問題は日報だけではありません。むしろ日常の業務の方にありました。案件のリーダーが自分たちと別の建物にいるので、なかなかコミュニケーションが難しい面もありましたが、分からない情報は確認するとして細かい点はレビューなどで確認すればいいと思っていました。しかし、先方はその前に不明点を全部つぶしてレビューなどでは完璧な資料を出さなければならないと考えていたようです。そんなのお前の趣味だろ。ただ、意見が異なった場合先方が強いのは仕方ないことです。そうこうしているうちに段々我々の評価は下がっているようです。こちらは経験の少ない若手を教えるのに必死で、そんなローカルルールに構っている余裕はないんですけど。

しかも問題は(これ多いな)、そういうことをはじめに説明されればちゃんとそれに沿って行動できるのに、後からさも当たり前であるかのように言ってきて、できていないと批判することです。後出しジャンケンの不利をまともに被りかなり当惑しています。郷に入ってはという諺もありますが、これはあまりにひどい。過去幾多の現場を経験してきましたが、こんなひどい現場はなかなかお目にかかれるものではありません。

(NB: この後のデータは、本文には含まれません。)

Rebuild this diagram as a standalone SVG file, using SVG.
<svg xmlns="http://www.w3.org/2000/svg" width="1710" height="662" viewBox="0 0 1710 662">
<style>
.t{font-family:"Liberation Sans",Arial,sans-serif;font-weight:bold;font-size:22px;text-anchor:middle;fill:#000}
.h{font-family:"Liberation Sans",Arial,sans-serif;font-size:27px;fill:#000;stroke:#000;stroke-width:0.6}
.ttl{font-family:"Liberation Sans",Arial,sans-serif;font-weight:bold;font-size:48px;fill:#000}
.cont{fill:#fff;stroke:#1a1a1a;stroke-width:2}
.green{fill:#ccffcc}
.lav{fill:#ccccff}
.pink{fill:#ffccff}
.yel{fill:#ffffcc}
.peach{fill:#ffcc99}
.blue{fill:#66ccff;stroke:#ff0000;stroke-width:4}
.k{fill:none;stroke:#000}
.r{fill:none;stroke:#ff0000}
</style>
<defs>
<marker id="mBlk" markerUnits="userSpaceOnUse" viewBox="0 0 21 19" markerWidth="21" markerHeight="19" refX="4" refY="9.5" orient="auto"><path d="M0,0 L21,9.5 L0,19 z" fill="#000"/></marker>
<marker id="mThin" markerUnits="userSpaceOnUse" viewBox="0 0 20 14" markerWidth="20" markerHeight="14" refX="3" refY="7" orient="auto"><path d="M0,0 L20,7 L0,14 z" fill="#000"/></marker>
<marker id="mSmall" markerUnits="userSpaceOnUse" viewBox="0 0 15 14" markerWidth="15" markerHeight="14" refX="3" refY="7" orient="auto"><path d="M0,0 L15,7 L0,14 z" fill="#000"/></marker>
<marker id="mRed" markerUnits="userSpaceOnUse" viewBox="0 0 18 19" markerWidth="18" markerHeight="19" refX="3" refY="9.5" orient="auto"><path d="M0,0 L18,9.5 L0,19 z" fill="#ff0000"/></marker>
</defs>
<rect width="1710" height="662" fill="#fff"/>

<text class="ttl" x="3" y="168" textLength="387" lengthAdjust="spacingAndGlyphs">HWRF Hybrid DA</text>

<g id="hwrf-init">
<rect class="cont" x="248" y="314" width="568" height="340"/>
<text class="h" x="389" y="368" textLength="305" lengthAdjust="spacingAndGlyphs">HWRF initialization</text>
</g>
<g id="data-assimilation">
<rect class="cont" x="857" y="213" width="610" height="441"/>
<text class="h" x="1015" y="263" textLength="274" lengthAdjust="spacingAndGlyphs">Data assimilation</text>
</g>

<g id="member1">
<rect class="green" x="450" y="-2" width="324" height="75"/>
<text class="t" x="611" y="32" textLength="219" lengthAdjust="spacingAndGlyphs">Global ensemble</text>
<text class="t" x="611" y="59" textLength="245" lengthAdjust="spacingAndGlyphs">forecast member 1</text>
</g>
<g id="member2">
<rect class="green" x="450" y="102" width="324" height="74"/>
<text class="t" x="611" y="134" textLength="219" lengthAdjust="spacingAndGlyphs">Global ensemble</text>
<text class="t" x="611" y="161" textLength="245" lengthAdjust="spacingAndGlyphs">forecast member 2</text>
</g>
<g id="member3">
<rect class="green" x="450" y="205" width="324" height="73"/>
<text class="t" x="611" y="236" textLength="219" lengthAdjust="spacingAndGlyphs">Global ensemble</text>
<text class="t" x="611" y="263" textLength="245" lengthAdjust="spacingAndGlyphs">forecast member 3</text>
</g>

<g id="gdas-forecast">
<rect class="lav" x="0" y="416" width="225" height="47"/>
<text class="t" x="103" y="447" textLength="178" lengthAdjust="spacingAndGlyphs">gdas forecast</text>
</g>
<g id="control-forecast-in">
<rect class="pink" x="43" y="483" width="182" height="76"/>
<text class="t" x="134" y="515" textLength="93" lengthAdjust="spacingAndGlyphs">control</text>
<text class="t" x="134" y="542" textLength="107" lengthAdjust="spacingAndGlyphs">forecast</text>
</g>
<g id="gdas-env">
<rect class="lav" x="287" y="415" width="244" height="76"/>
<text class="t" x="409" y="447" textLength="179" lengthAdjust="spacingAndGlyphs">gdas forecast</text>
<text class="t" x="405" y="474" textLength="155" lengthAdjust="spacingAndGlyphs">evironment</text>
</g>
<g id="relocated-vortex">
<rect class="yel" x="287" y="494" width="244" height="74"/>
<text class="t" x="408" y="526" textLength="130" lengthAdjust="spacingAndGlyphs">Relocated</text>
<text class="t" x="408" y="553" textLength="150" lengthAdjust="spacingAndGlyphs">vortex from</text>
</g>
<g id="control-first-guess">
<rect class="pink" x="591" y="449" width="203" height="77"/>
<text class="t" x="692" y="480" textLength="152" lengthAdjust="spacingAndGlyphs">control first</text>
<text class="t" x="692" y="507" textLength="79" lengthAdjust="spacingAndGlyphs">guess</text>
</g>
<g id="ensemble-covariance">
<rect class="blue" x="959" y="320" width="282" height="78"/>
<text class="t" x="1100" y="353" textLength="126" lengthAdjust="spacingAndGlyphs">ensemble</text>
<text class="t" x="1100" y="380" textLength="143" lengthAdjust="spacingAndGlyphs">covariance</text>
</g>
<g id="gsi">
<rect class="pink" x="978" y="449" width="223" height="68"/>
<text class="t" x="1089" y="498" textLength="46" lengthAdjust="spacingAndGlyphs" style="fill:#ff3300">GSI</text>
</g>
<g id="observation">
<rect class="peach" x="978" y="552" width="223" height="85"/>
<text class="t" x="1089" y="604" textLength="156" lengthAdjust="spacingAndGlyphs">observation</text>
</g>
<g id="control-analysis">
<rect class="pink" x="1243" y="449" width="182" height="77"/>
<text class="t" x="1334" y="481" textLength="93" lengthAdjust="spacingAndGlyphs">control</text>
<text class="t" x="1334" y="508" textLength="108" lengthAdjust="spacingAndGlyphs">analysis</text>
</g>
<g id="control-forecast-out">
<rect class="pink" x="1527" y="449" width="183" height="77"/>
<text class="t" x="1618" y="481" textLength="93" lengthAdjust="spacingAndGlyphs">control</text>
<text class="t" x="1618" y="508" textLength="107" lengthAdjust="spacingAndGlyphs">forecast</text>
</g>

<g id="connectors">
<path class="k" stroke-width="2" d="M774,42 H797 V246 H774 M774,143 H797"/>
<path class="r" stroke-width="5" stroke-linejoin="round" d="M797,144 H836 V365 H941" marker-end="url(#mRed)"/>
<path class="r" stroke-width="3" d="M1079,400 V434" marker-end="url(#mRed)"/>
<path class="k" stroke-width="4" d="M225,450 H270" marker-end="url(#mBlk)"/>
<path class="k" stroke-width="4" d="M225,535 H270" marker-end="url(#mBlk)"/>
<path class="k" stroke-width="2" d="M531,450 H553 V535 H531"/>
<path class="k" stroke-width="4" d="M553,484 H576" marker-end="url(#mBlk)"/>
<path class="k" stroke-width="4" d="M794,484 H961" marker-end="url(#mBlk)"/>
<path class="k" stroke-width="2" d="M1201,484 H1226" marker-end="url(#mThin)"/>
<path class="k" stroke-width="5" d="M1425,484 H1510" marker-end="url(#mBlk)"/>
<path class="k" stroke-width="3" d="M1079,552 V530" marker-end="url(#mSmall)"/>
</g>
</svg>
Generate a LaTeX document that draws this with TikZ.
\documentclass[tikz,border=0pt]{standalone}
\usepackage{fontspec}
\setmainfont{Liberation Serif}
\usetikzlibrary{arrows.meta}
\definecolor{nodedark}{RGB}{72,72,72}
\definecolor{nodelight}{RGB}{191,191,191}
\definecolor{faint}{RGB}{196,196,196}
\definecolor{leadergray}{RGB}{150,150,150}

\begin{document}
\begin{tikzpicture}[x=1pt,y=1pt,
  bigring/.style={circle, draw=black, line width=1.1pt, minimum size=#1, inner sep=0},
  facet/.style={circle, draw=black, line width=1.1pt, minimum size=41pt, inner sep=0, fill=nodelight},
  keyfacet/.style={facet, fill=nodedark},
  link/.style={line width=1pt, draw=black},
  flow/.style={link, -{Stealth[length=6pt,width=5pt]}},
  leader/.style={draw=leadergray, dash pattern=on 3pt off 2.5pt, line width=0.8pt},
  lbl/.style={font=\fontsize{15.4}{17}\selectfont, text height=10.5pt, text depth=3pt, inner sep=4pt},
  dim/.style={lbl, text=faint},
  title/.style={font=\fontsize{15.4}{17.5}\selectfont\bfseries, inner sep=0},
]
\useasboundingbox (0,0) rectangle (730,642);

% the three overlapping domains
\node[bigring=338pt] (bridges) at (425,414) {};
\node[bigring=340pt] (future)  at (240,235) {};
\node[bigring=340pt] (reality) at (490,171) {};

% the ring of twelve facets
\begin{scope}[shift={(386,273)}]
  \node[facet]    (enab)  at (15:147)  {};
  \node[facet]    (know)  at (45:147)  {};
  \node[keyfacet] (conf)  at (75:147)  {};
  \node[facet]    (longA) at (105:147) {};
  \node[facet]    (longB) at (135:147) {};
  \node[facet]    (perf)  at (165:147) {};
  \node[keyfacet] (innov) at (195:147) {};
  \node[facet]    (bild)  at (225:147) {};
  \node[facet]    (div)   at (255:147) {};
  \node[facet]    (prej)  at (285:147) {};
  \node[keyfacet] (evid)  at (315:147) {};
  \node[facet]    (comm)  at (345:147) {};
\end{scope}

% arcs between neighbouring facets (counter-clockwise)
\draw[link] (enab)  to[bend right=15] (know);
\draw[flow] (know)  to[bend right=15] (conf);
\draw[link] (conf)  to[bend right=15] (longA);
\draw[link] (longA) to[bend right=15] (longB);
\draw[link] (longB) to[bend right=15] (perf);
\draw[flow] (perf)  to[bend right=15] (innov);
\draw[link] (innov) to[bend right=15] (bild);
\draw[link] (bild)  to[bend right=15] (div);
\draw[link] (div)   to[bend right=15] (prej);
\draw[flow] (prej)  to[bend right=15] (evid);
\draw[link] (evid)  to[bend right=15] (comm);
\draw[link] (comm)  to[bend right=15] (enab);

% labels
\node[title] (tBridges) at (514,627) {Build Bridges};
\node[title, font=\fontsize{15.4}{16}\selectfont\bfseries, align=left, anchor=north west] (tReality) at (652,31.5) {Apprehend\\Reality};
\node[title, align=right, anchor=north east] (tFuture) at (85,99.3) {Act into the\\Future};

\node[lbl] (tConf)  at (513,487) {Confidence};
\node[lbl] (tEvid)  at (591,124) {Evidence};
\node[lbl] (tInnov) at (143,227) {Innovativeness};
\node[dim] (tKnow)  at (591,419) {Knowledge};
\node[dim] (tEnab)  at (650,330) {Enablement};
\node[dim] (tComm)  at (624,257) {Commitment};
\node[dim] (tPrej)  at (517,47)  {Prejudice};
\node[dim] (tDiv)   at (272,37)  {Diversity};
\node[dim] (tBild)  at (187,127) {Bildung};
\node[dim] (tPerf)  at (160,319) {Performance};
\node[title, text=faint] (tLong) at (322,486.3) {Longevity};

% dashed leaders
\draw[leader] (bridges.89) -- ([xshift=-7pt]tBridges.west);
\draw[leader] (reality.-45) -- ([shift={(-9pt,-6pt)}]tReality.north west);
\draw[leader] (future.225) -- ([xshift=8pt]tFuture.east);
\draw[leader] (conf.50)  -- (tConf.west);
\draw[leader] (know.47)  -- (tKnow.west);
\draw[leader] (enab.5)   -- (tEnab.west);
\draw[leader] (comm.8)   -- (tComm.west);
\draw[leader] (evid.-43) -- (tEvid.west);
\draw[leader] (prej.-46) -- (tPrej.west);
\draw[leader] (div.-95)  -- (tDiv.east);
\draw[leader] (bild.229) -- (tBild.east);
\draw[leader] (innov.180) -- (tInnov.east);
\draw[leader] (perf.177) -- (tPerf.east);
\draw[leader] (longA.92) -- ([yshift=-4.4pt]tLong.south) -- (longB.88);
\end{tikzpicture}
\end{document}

さらにひどいのはチームのリーダーが、そのやり取りをメールでチェックしていたのか、レビューに同席した際、開口一番そのやり取りのずれに対して批判を始めたことです。それは今言うべきことなんでしょうか?レビューの内容と関係するのでしょうか。あまりに配慮のない、そして無礼な言動に呆れかえりました。こんな所で仕事を続けるのは難しいな、若手の育成もこれでは満足にできないだろう。そう思っていましたが。